Releasing Polamalu, arguably the team’s most popular star, has less of a precedent and will probably never happen. But it would be a good, if painful, way to free up an additional $4.6 million in cap space.
The team’s star safety missed the majority of this season with injuries. When he was on the field, Polamalu was inconsistent. He performed well against the Bengals, sacking quarterback Andy Dalton on one of his signature blitzes timed to the snap. Against the Cowboys the week before, however, Polamalu struggled, frequently getting caught out of position and badly missing several tackles.
The problem with the safety’s freelancing style of play is that it requires the athleticism of a younger man. As he ages, Polamalu is losing the ability to recover quickly when he guesses wrong. That trend isn’t going to reverse itself in 2013. He is not going to magically turn back the clock and become a dominant defensive player again.
Given that Polamalu’s contract will expire after 2014, the Steelers can either accept his limitations and cap burden for the next two seasons out of respect, encourage him to retire or let him go.
It’s pretty unlikely that the Steelers won’t go with the first option, but the second and third are probably better for the team's long-term health.
Harrison and Polamalu aren’t the only popular players the Steelers should look at cutting. Another option would be defensive end Brett Keisel, who will be in the final year of his contract. If Keisel is unwilling to accept a pay cut that would save the team about $2 million next year, Pittsburgh could release him and save nearly $3 million.
A less controversial move would be releasing kicker Shaun Suisham, which would add about $1 million in cap space. Though Suisham has had an excellent season and the projected savings are not huge, the performance of kickers tends to vary widely from year to year, making them pretty fungible commodities.

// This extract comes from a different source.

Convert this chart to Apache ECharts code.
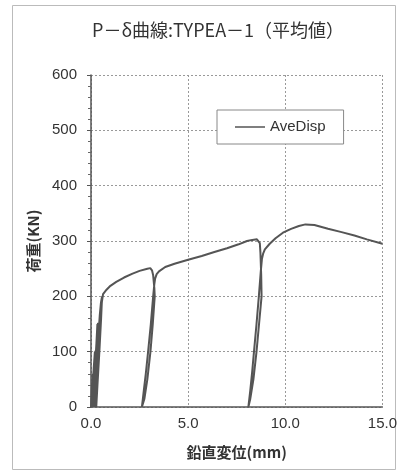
<!DOCTYPE html>
<html>
<head>
<meta charset="utf-8">
<script src="https://cdn.jsdelivr.net/npm/echarts@6/dist/echarts.min.js"></script>
<style>
  html, body { margin: 0; padding: 0; background: #fff; }
  #chart { width: 400px; height: 474px; }
</style>
</head>
<body>
<div id="chart"></div>
<script>
  'use strict';
  // P-δ curve (mm, kN)
  var disp = [
    0, 0.04, 0.08, 0.06, 0.04,
    0.07, 0.14, 0.2, 0.17, 0.12, 0.09,
    0.13, 0.2, 0.24, 0.21, 0.15, 0.12,
    0.16, 0.22, 0.28, 0.33, 0.29, 0.24, 0.2, 0.17,
    0.21, 0.27, 0.32, 0.36, 0.31, 0.25, 0.21, 0.19,
    0.23, 0.3, 0.38, 0.45, 0.51, 0.57, 0.52, 0.43, 0.34, 0.27,
    0.33, 0.42, 0.5, 0.56, 0.62, 0.8, 1.0, 1.3, 1.7, 2.14, 2.5, 2.9, 3.05,
    3.14, 3.2, 3.26, 3.28, 3.18, 3.06, 2.9, 2.75, 2.62,
    2.72, 2.82, 2.94, 3.08, 3.2, 3.26, 3.3, 3.38, 3.5, 3.82, 4.3, 5.0, 5.7, 6.35, 7.0, 7.6, 8.03, 8.3, 8.54,
    8.64, 8.69, 8.72, 8.76, 8.78, 8.65, 8.52, 8.36, 8.2, 8.1,
    8.2, 8.3, 8.39, 8.52, 8.64, 8.74, 8.8, 8.86, 8.95, 9.2, 9.5, 9.88, 10.3, 10.7, 11.04, 11.5, 12.2, 12.9, 13.56, 14.2, 15.0
  ];
  var load = [
    0, 30, 60, 30, 0,
    30, 70, 100, 65, 25, 0,
    40, 80, 102, 65, 25, 0,
    40, 80, 115, 150, 110, 60, 20, 0,
    45, 95, 130, 152, 110, 55, 20, 0,
    40, 90, 130, 165, 188, 200, 160, 100, 45, 0,
    50, 110, 160, 190, 204, 212, 219, 226, 234, 241, 246, 250, 251,
    247, 238, 215, 200, 150, 100, 50, 15, 0,
    30, 60, 100, 150, 200, 222, 232, 240, 245, 253, 259, 266, 273, 280, 287, 294, 300, 302, 303,
    301, 296, 280, 240, 200, 150, 100, 50, 15, 0,
    30, 65, 100, 150, 200, 245, 268, 277, 285, 295, 305, 315, 322, 327, 330, 329, 322, 316, 310, 303, 295
  ];
  var seriesName = 'AveDisp';
  var titleText = 'P－δ曲線:TYPEA－1（平均値）';

  var points = disp.map(function (d, i) {
    return [d, load[i]];
  });

  var gridLine = { show: true, lineStyle: { color: '#999', width: 1, type: [2, 2] } };
  var numFont = 'Liberation Sans, Arial, sans-serif';
  var cjkFont = 'Noto Sans CJK JP, sans-serif';

  var option = {
    backgroundColor: '#fff',
    animation: false,
    graphic: [{
      type: 'rect',
      shape: { x: 12.5, y: 5.5, width: 383, height: 464 },
      style: { fill: 'none', stroke: '#bbb', lineWidth: 1 },
      silent: true
    }],
    title: {
      text: titleText,
      left: 87,
      top: 16,
      textStyle: { fontFamily: cjkFont, fontSize: 18, fontWeight: 'normal', color: '#333' }
    },
    legend: {
      left: 217,
      top: 110,
      padding: [8, 18, 8, 18],
      itemWidth: 30,
      itemHeight: 1.5,
      itemGap: 5,
      backgroundColor: '#fff',
      borderColor: '#888',
      borderWidth: 1,
      textStyle: { fontFamily: numFont, fontSize: 15, color: '#333', lineHeight: 18 },
      data: [{ name: seriesName, icon: 'rect' }]
    },
    grid: { left: 91, right: 12, top: 75, bottom: 67 },
    xAxis: {
      type: 'value',
      min: 0,
      max: 15,
      interval: 5,
      name: '鉛直変位(mm)',
      nameLocation: 'middle',
      nameGap: 38,
      nameTextStyle: { fontFamily: cjkFont, fontSize: 15, fontWeight: 'bold', color: '#333' },
      axisLine: { show: true, lineStyle: { color: '#555', width: 1.5 } },
      axisTick: { show: false },
      axisLabel: {
        margin: 9,
        fontFamily: numFont,
        fontSize: 15,
        color: '#333',
        formatter: function (v) { return v.toFixed(1); }
      },
      splitLine: gridLine
    },
    yAxis: {
      type: 'value',
      min: 0,
      max: 600,
      interval: 100,
      name: '荷重(KN)',
      nameLocation: 'middle',
      nameRotate: 90,
      nameGap: 47,
      nameTextStyle: { fontFamily: cjkFont, fontSize: 15, fontWeight: 'bold', color: '#333' },
      axisLine: { show: true, lineStyle: { color: '#555', width: 1.5 } },
      axisTick: { show: true, length: 4, lineStyle: { color: '#555' } },
      minorTick: { show: true, splitNumber: 5, length: 3, lineStyle: { color: '#666' } },
      axisLabel: { margin: 14, fontFamily: numFont, fontSize: 15, color: '#333' },
      splitLine: gridLine
    },
    series: [{
      name: seriesName,
      type: 'line',
      data: points,
      symbol: 'none',
      z: 5,
      lineStyle: { color: '#555', width: 2 },
      itemStyle: { color: '#555' }
    }]
  };

  var myChart = echarts.init(document.getElementById('chart'));
  myChart.setOption(option);
</script>
</body>
</html>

Veterans who should be spared include cornerback Ike Taylor, wide receiver Jerricho Cotchery and offensive lineman Willie Colon.
At first glance, Taylor seems like a juicy target given his age and $6 million base salary in 2013. However, he has been the cornerstone of an excellent defensive backfield that has yielded the fewest passing yards in the NFL despite missing Polamalu for nine games and playing behind a front seven that only ranks 11th in the NFL in adjusted sack rate, a Football Outsiders stat that measures sacks and intentional grounding penalties per pass attempt, adjusted for down and distance.
Cotchery and Colon are also potential cap casualties, but cutting them would only save about $2.2 million and cost the Steelers two players who offer pretty good value. With a cap hit of $1.5 million, Cotchery doesn’t cost much more than a replacement-level receiver would and the receiver made some crucial catches this year as the team’s third or fourth wideout.
Colon has not had a great year, but his ability to play guard and tackle, coupled with the Steelers’ lack of depth on the offensive line, gives the team a reason to hang onto him.